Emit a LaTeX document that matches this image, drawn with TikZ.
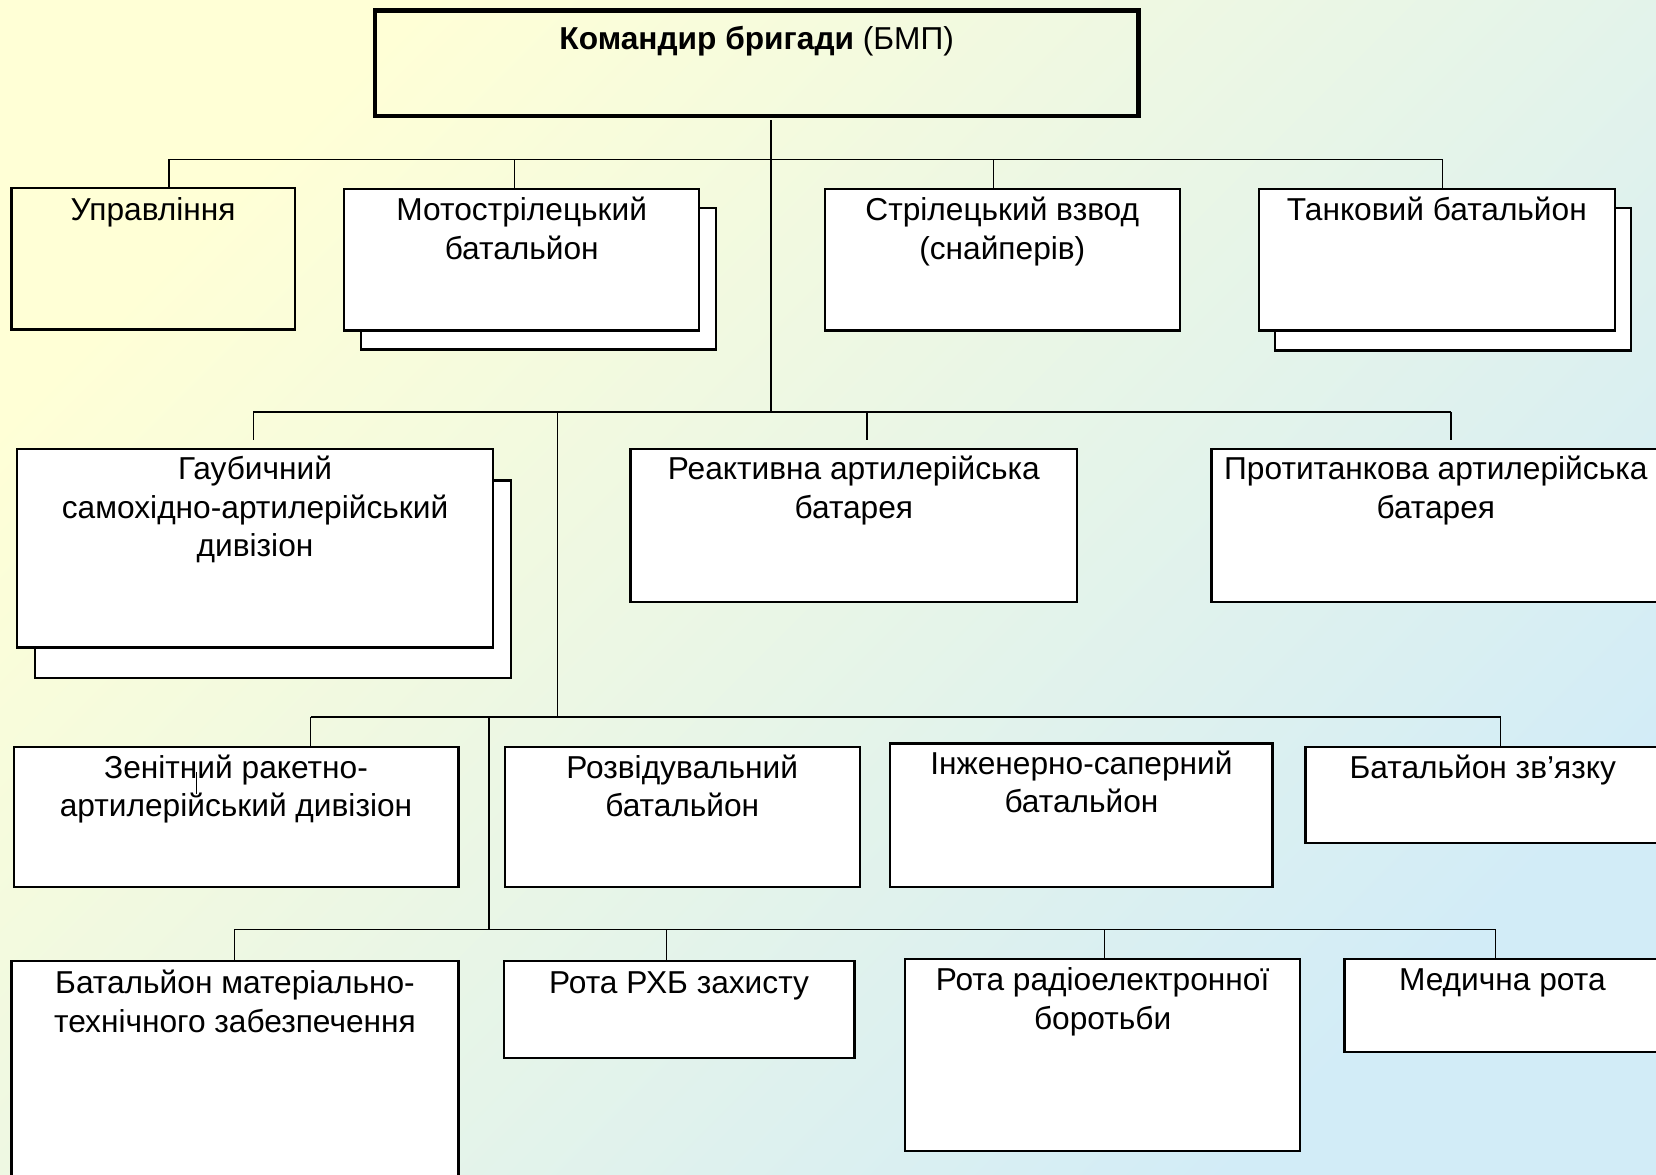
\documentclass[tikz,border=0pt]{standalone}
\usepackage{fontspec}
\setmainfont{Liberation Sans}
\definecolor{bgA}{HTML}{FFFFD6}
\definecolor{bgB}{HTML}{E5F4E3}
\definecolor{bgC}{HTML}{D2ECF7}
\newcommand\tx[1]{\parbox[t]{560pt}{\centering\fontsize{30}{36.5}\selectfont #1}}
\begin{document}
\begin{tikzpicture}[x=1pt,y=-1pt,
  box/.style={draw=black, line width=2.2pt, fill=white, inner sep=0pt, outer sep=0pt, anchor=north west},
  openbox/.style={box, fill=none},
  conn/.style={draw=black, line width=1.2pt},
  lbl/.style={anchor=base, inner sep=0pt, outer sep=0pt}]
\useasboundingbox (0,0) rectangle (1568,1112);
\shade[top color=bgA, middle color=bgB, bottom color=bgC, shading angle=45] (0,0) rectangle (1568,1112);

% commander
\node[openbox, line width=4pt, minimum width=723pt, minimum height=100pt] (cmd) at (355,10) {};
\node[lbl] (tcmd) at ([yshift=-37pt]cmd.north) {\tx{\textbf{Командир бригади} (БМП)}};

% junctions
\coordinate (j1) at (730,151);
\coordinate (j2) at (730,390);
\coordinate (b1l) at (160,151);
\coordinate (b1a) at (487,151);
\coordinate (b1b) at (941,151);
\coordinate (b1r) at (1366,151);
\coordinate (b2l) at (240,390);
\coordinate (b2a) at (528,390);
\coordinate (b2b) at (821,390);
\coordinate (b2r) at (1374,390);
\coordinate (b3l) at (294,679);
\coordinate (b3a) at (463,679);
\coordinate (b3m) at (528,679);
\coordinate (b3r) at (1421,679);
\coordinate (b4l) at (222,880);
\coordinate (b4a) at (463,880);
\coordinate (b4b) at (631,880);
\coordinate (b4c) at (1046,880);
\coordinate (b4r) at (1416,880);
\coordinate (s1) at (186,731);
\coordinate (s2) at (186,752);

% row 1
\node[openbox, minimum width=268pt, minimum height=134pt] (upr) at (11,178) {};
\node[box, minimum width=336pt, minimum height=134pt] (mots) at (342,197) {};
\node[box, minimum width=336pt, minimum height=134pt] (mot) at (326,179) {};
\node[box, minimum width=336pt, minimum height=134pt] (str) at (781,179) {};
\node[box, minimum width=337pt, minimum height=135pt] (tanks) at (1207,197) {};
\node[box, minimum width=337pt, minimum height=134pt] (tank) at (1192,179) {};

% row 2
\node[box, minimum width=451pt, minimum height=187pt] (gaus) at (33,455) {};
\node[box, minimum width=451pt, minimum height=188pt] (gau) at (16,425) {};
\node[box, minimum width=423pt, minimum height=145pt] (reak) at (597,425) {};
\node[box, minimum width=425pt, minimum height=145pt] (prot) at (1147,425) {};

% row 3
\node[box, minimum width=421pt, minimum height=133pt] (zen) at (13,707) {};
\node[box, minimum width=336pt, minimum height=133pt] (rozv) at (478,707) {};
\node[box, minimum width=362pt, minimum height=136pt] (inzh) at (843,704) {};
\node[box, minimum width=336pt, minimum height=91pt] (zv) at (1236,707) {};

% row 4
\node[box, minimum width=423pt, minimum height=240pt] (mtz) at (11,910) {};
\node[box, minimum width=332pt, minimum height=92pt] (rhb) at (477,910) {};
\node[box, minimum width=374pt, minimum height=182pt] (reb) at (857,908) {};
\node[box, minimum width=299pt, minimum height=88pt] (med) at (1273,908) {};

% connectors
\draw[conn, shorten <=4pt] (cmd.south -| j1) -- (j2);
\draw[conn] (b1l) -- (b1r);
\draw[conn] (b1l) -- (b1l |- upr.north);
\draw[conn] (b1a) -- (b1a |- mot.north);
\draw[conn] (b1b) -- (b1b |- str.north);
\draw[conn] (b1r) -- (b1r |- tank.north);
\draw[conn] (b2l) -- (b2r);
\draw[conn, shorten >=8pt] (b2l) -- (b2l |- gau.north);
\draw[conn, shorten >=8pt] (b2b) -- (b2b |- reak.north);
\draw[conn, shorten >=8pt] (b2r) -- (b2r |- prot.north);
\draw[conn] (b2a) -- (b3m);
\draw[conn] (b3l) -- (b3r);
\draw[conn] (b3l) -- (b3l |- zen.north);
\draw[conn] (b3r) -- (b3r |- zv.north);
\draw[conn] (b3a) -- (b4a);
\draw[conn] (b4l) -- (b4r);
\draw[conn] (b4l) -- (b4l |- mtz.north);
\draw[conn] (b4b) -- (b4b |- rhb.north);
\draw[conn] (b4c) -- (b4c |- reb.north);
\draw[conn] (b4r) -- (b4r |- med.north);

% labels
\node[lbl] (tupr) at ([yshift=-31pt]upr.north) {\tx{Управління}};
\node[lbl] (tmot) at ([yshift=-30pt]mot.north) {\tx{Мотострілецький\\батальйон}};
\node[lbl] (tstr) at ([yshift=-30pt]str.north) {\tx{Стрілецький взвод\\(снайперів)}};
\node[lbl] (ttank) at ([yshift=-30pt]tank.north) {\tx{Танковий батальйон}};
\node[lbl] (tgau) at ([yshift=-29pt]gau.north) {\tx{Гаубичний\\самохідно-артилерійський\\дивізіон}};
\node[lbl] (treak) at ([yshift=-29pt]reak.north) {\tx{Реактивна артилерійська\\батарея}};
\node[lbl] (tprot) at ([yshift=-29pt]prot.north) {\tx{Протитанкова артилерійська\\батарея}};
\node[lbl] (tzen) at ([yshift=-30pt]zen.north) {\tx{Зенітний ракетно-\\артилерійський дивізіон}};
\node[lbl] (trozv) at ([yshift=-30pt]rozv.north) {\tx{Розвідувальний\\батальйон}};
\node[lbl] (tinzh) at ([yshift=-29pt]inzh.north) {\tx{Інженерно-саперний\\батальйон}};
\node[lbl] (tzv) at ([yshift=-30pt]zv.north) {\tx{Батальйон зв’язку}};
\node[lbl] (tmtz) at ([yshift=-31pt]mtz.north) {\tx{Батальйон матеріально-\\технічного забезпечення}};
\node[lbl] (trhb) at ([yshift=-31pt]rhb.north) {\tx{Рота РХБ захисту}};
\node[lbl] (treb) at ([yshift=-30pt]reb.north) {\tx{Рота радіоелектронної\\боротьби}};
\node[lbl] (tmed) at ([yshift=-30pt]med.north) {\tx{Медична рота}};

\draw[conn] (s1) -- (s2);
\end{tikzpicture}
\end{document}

————

### WORK TO DO
Transcribe exactly, with no pictures, the lines running from the first line of the material through the line holding "(tcmd) at ([yshift=-37pt]cmd.north)".

### WRITTEN RESPONSE
Emit a LaTeX document that matches this image, drawn with TikZ.
\documentclass[tikz,border=0pt]{standalone}
\usepackage{fontspec}
\setmainfont{Liberation Sans}
\definecolor{bgA}{HTML}{FFFFD6}
\definecolor{bgB}{HTML}{E5F4E3}
\definecolor{bgC}{HTML}{D2ECF7}
\newcommand\tx[1]{\parbox[t]{560pt}{\centering\fontsize{30}{36.5}\selectfont #1}}
\begin{document}
\begin{tikzpicture}[x=1pt,y=-1pt,
  box/.style={draw=black, line width=2.2pt, fill=white, inner sep=0pt, outer sep=0pt, anchor=north west},
  openbox/.style={box, fill=none},
  conn/.style={draw=black, line width=1.2pt},
  lbl/.style={anchor=base, inner sep=0pt, outer sep=0pt}]
\useasboundingbox (0,0) rectangle (1568,1112);
\shade[top color=bgA, middle color=bgB, bottom color=bgC, shading angle=45] (0,0) rectangle (1568,1112);

% commander
\node[openbox, line width=4pt, minimum width=723pt, minimum height=100pt] (cmd) at (355,10) {};
\node[lbl] (tcmd) at ([yshift=-37pt]cmd.north) {\tx{\textbf{Командир бригади} (БМП)}};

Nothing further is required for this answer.